#### EXERCISE DESCRIPTION:
The data below should be printed in full, exactly, and without any of its images.

#### COLLECTED DATA:
— BEGIN —
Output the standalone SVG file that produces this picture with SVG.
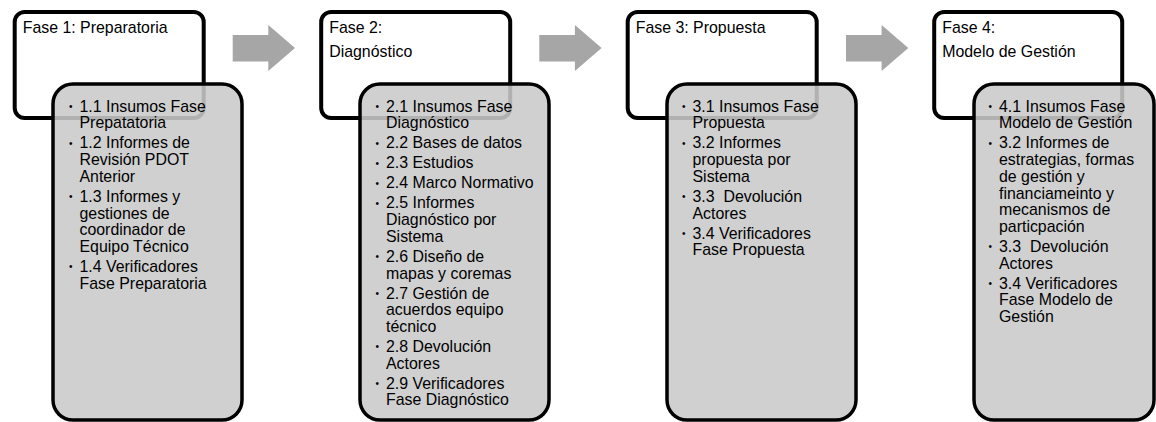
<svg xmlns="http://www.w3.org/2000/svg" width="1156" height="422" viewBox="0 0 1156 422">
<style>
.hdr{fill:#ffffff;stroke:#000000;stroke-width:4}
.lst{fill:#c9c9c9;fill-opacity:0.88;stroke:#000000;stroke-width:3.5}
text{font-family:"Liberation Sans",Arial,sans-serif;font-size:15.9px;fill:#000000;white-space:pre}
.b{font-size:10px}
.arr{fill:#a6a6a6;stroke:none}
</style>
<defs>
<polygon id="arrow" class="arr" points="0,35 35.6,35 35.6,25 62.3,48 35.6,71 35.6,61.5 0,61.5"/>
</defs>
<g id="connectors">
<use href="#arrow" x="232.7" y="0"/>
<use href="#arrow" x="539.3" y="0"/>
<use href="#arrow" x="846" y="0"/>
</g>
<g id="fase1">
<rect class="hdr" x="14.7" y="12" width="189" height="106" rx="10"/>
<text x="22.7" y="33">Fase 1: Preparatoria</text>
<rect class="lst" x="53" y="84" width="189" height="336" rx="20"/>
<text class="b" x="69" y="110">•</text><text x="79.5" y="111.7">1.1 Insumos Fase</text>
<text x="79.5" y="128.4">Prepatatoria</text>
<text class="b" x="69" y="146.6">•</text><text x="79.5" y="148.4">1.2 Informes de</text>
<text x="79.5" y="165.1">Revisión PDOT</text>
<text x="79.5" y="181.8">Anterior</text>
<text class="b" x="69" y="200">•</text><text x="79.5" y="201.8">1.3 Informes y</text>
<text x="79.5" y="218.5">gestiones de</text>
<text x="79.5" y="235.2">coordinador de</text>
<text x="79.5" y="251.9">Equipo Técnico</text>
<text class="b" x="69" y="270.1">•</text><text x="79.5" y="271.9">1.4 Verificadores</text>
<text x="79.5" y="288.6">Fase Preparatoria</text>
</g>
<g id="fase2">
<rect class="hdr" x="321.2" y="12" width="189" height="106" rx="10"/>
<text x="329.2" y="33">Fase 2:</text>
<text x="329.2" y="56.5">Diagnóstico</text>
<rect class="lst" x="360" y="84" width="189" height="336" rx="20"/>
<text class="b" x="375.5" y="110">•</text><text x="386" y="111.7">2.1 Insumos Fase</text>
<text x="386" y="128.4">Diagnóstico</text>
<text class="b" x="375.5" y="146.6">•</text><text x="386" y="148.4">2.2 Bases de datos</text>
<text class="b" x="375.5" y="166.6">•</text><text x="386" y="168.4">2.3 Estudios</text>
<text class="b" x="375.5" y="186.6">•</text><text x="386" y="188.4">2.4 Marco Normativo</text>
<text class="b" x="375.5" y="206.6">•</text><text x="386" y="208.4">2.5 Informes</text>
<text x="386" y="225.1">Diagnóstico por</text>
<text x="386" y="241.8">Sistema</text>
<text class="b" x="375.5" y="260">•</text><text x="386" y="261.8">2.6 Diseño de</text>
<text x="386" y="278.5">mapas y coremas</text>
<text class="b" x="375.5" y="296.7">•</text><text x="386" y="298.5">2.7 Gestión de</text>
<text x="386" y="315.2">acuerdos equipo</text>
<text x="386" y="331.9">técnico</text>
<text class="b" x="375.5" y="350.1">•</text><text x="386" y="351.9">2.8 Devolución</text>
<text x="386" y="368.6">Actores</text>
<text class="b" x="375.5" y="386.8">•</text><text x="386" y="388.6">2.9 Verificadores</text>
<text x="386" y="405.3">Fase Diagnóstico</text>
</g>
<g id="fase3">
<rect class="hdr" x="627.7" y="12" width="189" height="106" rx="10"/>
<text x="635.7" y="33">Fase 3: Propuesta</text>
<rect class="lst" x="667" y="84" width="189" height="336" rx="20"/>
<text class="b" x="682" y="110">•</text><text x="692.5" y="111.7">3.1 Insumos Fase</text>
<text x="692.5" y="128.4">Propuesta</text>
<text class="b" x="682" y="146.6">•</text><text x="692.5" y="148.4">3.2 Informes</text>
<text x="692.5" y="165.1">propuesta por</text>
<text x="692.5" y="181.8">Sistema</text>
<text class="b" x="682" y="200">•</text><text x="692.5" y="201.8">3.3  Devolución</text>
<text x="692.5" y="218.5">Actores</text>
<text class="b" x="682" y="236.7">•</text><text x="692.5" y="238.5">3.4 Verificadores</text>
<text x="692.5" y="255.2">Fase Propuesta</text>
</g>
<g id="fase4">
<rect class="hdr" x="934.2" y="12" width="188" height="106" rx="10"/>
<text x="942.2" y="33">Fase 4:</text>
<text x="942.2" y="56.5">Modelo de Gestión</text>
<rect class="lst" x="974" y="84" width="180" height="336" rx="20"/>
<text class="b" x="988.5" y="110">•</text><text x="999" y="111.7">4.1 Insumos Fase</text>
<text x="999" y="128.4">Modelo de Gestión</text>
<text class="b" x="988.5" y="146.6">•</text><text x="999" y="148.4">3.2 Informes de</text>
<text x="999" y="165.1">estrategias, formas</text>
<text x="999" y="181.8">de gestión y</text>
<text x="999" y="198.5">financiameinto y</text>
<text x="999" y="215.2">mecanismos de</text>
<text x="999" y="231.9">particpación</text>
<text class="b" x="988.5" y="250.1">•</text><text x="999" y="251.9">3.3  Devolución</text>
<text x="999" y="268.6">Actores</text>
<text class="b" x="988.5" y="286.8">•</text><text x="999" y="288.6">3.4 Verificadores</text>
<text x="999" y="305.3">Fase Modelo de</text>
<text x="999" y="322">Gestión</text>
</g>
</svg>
— END —
#### FINISHED TASK:
Output the standalone SVG file that produces this picture with SVG.
<svg xmlns="http://www.w3.org/2000/svg" width="1156" height="422" viewBox="0 0 1156 422">
<style>
.hdr{fill:#ffffff;stroke:#000000;stroke-width:4}
.lst{fill:#c9c9c9;fill-opacity:0.88;stroke:#000000;stroke-width:3.5}
text{font-family:"Liberation Sans",Arial,sans-serif;font-size:15.9px;fill:#000000;white-space:pre}
.b{font-size:10px}
.arr{fill:#a6a6a6;stroke:none}
</style>
<defs>
<polygon id="arrow" class="arr" points="0,35 35.6,35 35.6,25 62.3,48 35.6,71 35.6,61.5 0,61.5"/>
</defs>
<g id="connectors">
<use href="#arrow" x="232.7" y="0"/>
<use href="#arrow" x="539.3" y="0"/>
<use href="#arrow" x="846" y="0"/>
</g>
<g id="fase1">
<rect class="hdr" x="14.7" y="12" width="189" height="106" rx="10"/>
<text x="22.7" y="33">Fase 1: Preparatoria</text>
<rect class="lst" x="53" y="84" width="189" height="336" rx="20"/>
<text class="b" x="69" y="110">•</text><text x="79.5" y="111.7">1.1 Insumos Fase</text>
<text x="79.5" y="128.4">Prepatatoria</text>
<text class="b" x="69" y="146.6">•</text><text x="79.5" y="148.4">1.2 Informes de</text>
<text x="79.5" y="165.1">Revisión PDOT</text>
<text x="79.5" y="181.8">Anterior</text>
<text class="b" x="69" y="200">•</text><text x="79.5" y="201.8">1.3 Informes y</text>
<text x="79.5" y="218.5">gestiones de</text>
<text x="79.5" y="235.2">coordinador de</text>
<text x="79.5" y="251.9">Equipo Técnico</text>
<text class="b" x="69" y="270.1">•</text><text x="79.5" y="271.9">1.4 Verificadores</text>
<text x="79.5" y="288.6">Fase Preparatoria</text>
</g>
<g id="fase2">
<rect class="hdr" x="321.2" y="12" width="189" height="106" rx="10"/>
<text x="329.2" y="33">Fase 2:</text>
<text x="329.2" y="56.5">Diagnóstico</text>
<rect class="lst" x="360" y="84" width="189" height="336" rx="20"/>
<text class="b" x="375.5" y="110">•</text><text x="386" y="111.7">2.1 Insumos Fase</text>
<text x="386" y="128.4">Diagnóstico</text>
<text class="b" x="375.5" y="146.6">•</text><text x="386" y="148.4">2.2 Bases de datos</text>
<text class="b" x="375.5" y="166.6">•</text><text x="386" y="168.4">2.3 Estudios</text>
<text class="b" x="375.5" y="186.6">•</text><text x="386" y="188.4">2.4 Marco Normativo</text>
<text class="b" x="375.5" y="206.6">•</text><text x="386" y="208.4">2.5 Informes</text>
<text x="386" y="225.1">Diagnóstico por</text>
<text x="386" y="241.8">Sistema</text>
<text class="b" x="375.5" y="260">•</text><text x="386" y="261.8">2.6 Diseño de</text>
<text x="386" y="278.5">mapas y coremas</text>
<text class="b" x="375.5" y="296.7">•</text><text x="386" y="298.5">2.7 Gestión de</text>
<text x="386" y="315.2">acuerdos equipo</text>
<text x="386" y="331.9">técnico</text>
<text class="b" x="375.5" y="350.1">•</text><text x="386" y="351.9">2.8 Devolución</text>
<text x="386" y="368.6">Actores</text>
<text class="b" x="375.5" y="386.8">•</text><text x="386" y="388.6">2.9 Verificadores</text>
<text x="386" y="405.3">Fase Diagnóstico</text>
</g>
<g id="fase3">
<rect class="hdr" x="627.7" y="12" width="189" height="106" rx="10"/>
<text x="635.7" y="33">Fase 3: Propuesta</text>
<rect class="lst" x="667" y="84" width="189" height="336" rx="20"/>
<text class="b" x="682" y="110">•</text><text x="692.5" y="111.7">3.1 Insumos Fase</text>
<text x="692.5" y="128.4">Propuesta</text>
<text class="b" x="682" y="146.6">•</text><text x="692.5" y="148.4">3.2 Informes</text>
<text x="692.5" y="165.1">propuesta por</text>
<text x="692.5" y="181.8">Sistema</text>
<text class="b" x="682" y="200">•</text><text x="692.5" y="201.8">3.3  Devolución</text>
<text x="692.5" y="218.5">Actores</text>
<text class="b" x="682" y="236.7">•</text><text x="692.5" y="238.5">3.4 Verificadores</text>
<text x="692.5" y="255.2">Fase Propuesta</text>
</g>
<g id="fase4">
<rect class="hdr" x="934.2" y="12" width="188" height="106" rx="10"/>
<text x="942.2" y="33">Fase 4:</text>
<text x="942.2" y="56.5">Modelo de Gestión</text>
<rect class="lst" x="974" y="84" width="180" height="336" rx="20"/>
<text class="b" x="988.5" y="110">•</text><text x="999" y="111.7">4.1 Insumos Fase</text>
<text x="999" y="128.4">Modelo de Gestión</text>
<text class="b" x="988.5" y="146.6">•</text><text x="999" y="148.4">3.2 Informes de</text>
<text x="999" y="165.1">estrategias, formas</text>
<text x="999" y="181.8">de gestión y</text>
<text x="999" y="198.5">financiameinto y</text>
<text x="999" y="215.2">mecanismos de</text>
<text x="999" y="231.9">particpación</text>
<text class="b" x="988.5" y="250.1">•</text><text x="999" y="251.9">3.3  Devolución</text>
<text x="999" y="268.6">Actores</text>
<text class="b" x="988.5" y="286.8">•</text><text x="999" y="288.6">3.4 Verificadores</text>
<text x="999" y="305.3">Fase Modelo de</text>
<text x="999" y="322">Gestión</text>
</g>
</svg>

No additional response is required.